Right clicks are not necessarily discoverable, but they can be useful. They help with that pesky "fitts law stuff" i.e. the closer and larger the target, the faster and more easily a user will execute the action.

That said all web apps constitute a compromise-- is the browser the application, or is the "web app" the application?

I would not worry too much about the browser context menu personally-- in my experience (the apps I have led design/HCI effort) users (typ. 20-40yr old businessfolk accessing an app a couple of times a week for the 20,000ft demographic) seldom use the context menus. They usually look for a toolbar, and the power users look for the keyboard.

(Thats also a generational thing btw)

just my .02
Jeremy



On Nov 6, 2007, at 4:12 PM, Matthew Eernisse wrote:

Travis Vachon wrote:
Like a right click context menu? How would that work? Are you suggesting catching the right click event and not popping the normal browser context menu? I always find that ugly and not what I want, but I suppose I'd be open to being convinced otherwise.

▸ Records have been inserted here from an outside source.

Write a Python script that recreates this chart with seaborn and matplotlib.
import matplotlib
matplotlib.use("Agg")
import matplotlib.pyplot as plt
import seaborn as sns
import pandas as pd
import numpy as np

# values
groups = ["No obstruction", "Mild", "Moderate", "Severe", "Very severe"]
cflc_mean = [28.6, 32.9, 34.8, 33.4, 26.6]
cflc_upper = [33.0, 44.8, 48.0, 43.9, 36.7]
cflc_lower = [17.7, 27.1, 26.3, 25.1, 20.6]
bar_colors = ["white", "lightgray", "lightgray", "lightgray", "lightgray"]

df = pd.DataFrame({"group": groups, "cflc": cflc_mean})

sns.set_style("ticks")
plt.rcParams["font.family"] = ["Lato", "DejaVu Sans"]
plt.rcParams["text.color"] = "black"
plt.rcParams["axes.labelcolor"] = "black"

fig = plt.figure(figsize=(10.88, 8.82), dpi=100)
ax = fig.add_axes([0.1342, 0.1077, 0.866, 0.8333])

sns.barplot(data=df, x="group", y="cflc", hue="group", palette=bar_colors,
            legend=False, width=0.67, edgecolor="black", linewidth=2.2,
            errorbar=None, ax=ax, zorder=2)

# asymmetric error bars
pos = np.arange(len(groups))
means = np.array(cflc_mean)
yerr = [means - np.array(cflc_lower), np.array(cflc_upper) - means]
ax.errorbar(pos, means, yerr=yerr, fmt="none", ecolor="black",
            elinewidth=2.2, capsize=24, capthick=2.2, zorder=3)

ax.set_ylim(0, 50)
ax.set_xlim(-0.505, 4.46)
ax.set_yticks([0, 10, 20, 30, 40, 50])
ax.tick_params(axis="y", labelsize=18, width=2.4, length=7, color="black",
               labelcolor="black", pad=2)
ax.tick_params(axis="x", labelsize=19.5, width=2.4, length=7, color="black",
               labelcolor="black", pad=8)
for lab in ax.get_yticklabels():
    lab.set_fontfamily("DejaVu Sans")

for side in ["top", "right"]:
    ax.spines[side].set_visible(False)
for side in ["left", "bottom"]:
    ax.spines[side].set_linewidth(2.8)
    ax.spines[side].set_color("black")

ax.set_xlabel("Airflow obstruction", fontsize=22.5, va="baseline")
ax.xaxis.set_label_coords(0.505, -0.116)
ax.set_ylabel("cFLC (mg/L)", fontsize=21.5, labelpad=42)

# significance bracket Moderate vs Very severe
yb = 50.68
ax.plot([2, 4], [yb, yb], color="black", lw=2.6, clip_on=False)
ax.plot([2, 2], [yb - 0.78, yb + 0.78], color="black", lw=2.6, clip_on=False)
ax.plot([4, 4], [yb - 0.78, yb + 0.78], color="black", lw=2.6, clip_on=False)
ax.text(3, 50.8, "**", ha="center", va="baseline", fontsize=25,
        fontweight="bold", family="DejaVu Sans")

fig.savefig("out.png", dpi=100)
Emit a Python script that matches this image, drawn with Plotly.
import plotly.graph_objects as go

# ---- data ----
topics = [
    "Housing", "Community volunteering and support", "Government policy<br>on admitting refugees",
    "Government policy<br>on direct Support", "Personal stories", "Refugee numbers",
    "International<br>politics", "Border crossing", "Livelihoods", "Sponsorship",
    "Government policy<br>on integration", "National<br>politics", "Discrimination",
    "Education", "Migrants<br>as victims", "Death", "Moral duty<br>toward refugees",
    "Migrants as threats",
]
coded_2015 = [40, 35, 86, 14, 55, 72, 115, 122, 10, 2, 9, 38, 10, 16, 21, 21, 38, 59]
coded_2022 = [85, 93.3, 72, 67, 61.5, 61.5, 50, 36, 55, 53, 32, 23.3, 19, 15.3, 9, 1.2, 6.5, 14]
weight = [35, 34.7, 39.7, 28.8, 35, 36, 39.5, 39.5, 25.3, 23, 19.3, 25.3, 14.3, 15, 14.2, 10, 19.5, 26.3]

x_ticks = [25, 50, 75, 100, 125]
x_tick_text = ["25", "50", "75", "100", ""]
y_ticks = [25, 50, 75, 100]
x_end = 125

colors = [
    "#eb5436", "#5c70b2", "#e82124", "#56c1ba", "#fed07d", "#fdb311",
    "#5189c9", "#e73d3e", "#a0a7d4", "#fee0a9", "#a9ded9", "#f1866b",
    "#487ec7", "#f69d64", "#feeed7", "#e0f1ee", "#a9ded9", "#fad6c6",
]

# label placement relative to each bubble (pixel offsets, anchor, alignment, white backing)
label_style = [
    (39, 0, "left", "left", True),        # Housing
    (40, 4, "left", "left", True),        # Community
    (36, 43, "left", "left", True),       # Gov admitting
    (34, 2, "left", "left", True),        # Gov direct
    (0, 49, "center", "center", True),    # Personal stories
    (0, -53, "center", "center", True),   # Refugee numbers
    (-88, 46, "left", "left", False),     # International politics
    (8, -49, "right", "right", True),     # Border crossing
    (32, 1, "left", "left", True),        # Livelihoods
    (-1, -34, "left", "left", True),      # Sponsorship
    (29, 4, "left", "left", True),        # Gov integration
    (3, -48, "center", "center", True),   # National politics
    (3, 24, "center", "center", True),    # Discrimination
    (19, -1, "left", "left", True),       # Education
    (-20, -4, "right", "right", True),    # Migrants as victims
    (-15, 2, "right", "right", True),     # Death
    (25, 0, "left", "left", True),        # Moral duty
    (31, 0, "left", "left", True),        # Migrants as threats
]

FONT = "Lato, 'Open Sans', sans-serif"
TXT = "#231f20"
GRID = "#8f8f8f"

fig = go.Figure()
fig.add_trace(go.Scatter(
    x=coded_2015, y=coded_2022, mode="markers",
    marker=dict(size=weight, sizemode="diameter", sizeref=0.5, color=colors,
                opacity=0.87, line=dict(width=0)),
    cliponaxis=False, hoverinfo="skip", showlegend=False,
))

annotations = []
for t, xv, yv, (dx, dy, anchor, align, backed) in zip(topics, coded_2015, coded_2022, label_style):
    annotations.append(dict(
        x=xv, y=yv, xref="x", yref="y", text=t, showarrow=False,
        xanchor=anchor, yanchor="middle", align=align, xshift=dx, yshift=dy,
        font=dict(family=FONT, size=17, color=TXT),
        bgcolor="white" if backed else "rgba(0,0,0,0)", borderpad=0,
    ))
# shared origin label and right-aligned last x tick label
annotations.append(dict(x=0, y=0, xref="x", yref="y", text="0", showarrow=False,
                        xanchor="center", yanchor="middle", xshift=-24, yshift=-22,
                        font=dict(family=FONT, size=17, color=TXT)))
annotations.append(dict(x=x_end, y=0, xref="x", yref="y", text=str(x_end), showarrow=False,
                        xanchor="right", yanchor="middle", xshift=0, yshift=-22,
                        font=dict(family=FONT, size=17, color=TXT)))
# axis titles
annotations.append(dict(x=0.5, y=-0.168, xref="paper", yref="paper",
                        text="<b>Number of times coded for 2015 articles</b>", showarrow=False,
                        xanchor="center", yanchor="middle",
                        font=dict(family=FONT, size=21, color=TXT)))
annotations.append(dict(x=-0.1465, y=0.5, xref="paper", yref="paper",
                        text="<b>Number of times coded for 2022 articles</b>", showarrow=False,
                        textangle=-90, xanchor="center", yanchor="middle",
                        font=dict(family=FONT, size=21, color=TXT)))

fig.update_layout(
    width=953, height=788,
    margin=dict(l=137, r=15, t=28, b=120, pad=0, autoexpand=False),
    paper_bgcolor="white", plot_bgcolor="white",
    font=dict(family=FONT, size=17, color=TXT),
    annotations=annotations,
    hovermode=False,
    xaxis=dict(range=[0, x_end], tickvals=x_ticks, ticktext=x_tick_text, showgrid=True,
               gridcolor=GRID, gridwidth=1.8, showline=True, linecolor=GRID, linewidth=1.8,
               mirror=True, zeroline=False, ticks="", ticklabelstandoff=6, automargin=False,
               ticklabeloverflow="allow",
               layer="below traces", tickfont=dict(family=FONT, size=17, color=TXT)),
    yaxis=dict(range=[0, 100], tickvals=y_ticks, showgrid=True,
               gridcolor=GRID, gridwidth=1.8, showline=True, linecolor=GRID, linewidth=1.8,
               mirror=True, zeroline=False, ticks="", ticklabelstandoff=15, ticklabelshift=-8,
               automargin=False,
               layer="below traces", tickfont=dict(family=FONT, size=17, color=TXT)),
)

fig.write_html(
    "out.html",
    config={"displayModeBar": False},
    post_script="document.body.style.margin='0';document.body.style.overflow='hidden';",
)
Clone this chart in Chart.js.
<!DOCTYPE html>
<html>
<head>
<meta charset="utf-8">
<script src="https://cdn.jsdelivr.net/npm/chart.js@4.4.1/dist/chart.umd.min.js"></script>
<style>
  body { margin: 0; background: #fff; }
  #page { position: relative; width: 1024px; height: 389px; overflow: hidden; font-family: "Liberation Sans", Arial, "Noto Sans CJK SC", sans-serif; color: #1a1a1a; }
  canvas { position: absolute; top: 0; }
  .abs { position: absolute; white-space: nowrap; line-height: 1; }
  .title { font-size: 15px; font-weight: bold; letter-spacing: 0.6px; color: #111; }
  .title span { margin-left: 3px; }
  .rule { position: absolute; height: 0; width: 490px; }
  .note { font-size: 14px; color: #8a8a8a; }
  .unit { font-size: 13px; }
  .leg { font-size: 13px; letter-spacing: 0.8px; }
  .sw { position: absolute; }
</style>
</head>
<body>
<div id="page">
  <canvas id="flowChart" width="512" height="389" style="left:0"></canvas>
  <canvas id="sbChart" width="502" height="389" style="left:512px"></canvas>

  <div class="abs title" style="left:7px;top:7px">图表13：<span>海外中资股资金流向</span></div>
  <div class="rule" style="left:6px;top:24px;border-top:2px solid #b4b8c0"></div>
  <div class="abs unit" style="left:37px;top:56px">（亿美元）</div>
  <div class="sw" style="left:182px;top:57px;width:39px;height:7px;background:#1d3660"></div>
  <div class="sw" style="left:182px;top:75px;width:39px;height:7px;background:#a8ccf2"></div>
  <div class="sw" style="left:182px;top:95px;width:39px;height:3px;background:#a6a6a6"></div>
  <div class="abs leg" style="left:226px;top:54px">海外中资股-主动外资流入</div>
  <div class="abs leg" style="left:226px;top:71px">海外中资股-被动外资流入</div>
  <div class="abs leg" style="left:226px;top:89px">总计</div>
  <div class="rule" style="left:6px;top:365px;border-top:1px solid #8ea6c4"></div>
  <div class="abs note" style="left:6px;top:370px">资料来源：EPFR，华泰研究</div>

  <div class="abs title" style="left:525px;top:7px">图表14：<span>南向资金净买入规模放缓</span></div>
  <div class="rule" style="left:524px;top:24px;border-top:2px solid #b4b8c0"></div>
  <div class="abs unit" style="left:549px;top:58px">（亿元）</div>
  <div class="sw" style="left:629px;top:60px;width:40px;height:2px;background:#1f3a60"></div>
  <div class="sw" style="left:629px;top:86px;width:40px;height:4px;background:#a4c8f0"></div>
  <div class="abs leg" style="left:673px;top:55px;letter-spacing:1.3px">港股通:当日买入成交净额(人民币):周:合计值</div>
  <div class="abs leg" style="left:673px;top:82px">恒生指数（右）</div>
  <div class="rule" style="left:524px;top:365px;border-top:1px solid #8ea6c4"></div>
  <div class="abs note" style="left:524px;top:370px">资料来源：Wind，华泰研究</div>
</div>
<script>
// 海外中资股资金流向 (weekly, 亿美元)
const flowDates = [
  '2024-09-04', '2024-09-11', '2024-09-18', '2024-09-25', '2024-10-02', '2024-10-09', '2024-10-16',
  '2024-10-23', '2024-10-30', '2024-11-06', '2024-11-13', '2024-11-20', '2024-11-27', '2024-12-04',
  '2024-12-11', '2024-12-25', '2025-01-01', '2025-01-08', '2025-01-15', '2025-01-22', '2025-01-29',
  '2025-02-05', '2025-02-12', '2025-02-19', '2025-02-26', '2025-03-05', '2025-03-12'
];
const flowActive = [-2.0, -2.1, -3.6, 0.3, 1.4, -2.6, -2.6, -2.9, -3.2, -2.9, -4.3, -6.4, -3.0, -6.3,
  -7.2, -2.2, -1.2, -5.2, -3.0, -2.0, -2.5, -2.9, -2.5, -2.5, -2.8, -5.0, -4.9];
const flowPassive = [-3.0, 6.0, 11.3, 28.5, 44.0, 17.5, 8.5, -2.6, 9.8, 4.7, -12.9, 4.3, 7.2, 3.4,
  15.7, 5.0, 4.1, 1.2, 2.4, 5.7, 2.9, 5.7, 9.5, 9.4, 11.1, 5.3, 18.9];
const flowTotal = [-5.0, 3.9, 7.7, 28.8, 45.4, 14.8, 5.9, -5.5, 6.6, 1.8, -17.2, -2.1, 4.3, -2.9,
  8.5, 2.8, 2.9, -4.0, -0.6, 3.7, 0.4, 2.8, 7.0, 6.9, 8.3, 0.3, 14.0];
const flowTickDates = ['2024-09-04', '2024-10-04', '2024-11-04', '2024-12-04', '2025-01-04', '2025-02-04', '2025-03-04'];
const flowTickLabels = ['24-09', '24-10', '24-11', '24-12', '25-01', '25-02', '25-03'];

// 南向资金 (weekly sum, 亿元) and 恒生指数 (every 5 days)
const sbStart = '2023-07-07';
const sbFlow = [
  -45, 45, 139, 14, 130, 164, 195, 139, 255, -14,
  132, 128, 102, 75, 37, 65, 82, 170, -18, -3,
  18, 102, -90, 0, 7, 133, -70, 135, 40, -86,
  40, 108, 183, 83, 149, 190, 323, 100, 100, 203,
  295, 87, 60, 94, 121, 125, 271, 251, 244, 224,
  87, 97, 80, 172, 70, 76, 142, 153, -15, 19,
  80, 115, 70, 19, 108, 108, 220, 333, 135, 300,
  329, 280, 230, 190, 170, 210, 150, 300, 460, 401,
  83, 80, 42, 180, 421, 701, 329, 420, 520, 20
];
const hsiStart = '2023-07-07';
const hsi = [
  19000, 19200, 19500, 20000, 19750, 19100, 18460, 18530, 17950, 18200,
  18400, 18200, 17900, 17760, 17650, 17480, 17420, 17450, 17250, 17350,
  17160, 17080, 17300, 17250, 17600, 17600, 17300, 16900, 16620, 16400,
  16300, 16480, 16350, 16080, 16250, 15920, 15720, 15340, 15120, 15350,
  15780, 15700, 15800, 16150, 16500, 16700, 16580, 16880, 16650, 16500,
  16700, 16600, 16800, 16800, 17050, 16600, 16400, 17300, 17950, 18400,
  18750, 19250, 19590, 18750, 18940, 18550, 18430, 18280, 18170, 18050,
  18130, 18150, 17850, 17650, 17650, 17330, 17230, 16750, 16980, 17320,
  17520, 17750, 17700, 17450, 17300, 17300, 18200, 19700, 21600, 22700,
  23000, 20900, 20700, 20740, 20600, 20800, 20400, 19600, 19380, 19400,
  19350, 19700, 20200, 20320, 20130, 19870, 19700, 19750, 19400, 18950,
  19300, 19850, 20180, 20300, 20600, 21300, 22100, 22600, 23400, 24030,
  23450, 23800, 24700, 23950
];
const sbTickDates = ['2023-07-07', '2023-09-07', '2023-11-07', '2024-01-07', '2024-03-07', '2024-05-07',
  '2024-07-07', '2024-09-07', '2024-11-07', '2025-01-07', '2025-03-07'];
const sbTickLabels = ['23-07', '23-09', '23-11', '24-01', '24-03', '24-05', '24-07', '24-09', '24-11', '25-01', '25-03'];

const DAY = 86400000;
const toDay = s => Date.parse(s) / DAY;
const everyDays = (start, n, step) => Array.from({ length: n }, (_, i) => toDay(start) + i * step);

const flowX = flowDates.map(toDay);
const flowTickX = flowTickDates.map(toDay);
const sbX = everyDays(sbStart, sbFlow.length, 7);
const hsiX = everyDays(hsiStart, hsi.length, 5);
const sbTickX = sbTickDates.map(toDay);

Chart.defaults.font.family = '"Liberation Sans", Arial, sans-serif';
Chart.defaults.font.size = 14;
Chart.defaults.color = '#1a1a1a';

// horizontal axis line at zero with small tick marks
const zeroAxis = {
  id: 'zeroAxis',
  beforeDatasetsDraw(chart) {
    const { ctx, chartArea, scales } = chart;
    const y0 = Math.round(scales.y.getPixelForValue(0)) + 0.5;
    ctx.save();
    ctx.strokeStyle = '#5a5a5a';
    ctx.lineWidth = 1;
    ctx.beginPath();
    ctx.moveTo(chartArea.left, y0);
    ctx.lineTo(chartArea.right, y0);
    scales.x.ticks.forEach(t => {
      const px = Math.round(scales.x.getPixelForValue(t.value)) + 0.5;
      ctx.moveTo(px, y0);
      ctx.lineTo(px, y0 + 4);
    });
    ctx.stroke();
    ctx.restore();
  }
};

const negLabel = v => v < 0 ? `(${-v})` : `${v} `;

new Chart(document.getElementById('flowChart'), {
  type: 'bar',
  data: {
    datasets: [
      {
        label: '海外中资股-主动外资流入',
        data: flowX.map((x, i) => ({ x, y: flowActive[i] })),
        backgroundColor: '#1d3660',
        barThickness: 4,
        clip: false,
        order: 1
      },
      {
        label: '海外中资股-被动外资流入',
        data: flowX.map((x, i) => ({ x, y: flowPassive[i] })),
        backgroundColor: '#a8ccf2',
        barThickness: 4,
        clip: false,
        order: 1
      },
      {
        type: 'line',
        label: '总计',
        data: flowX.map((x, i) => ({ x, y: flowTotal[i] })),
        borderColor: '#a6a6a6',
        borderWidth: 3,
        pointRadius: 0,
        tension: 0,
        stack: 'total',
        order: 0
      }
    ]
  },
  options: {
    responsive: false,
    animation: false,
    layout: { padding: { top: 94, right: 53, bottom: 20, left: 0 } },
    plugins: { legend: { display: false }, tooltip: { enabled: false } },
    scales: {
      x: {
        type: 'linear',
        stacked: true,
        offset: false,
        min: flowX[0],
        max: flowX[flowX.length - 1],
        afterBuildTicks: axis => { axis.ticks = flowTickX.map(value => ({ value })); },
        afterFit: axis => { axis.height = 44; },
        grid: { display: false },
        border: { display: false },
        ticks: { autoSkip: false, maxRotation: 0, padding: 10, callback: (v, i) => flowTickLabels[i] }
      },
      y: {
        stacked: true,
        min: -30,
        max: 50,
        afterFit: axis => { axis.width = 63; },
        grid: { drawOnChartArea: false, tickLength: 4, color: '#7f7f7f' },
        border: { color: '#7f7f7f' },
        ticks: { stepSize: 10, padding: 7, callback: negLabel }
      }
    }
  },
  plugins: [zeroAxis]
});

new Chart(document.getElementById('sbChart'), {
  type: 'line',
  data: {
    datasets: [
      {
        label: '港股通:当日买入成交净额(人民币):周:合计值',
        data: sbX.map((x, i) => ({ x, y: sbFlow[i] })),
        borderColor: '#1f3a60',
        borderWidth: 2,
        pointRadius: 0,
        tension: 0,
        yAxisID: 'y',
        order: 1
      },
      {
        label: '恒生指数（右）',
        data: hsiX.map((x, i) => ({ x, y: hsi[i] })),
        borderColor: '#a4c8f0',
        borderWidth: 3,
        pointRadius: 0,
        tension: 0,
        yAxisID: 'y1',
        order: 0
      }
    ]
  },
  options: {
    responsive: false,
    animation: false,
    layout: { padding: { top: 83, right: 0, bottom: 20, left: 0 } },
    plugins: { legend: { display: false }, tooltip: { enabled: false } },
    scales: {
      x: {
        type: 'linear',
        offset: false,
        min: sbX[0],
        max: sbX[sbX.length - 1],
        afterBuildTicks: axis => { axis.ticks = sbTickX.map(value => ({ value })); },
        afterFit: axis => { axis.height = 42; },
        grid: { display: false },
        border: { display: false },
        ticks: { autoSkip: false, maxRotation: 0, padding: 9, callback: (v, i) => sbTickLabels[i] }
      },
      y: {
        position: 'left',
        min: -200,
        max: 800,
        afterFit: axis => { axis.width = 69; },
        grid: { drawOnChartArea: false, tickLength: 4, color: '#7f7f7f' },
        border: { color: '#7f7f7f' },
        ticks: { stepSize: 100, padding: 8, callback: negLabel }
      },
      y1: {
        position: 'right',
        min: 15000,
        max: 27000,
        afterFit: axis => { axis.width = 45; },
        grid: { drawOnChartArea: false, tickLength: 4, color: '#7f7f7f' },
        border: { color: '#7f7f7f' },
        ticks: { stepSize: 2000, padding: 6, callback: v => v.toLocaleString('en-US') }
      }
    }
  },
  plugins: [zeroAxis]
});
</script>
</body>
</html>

I'm not normally in favor of the right-click in Web apps either, although I suspect more than a small part of that is my developer hat talking (not wanting something to keep me from getting to the right-click browser menu).

As long as it's not trapping right-click for the entire page, and it's confined to specific, obvious parts of the UI (the Collection Selector, the lozenges), I think it might be workable.

We got fairly consistent commentary from the FLOSS Usability Sprint that a context menu could be really helpful for certain common actions. Granted, it's UX people talking, not normal end-users, but the feedback was pretty universal.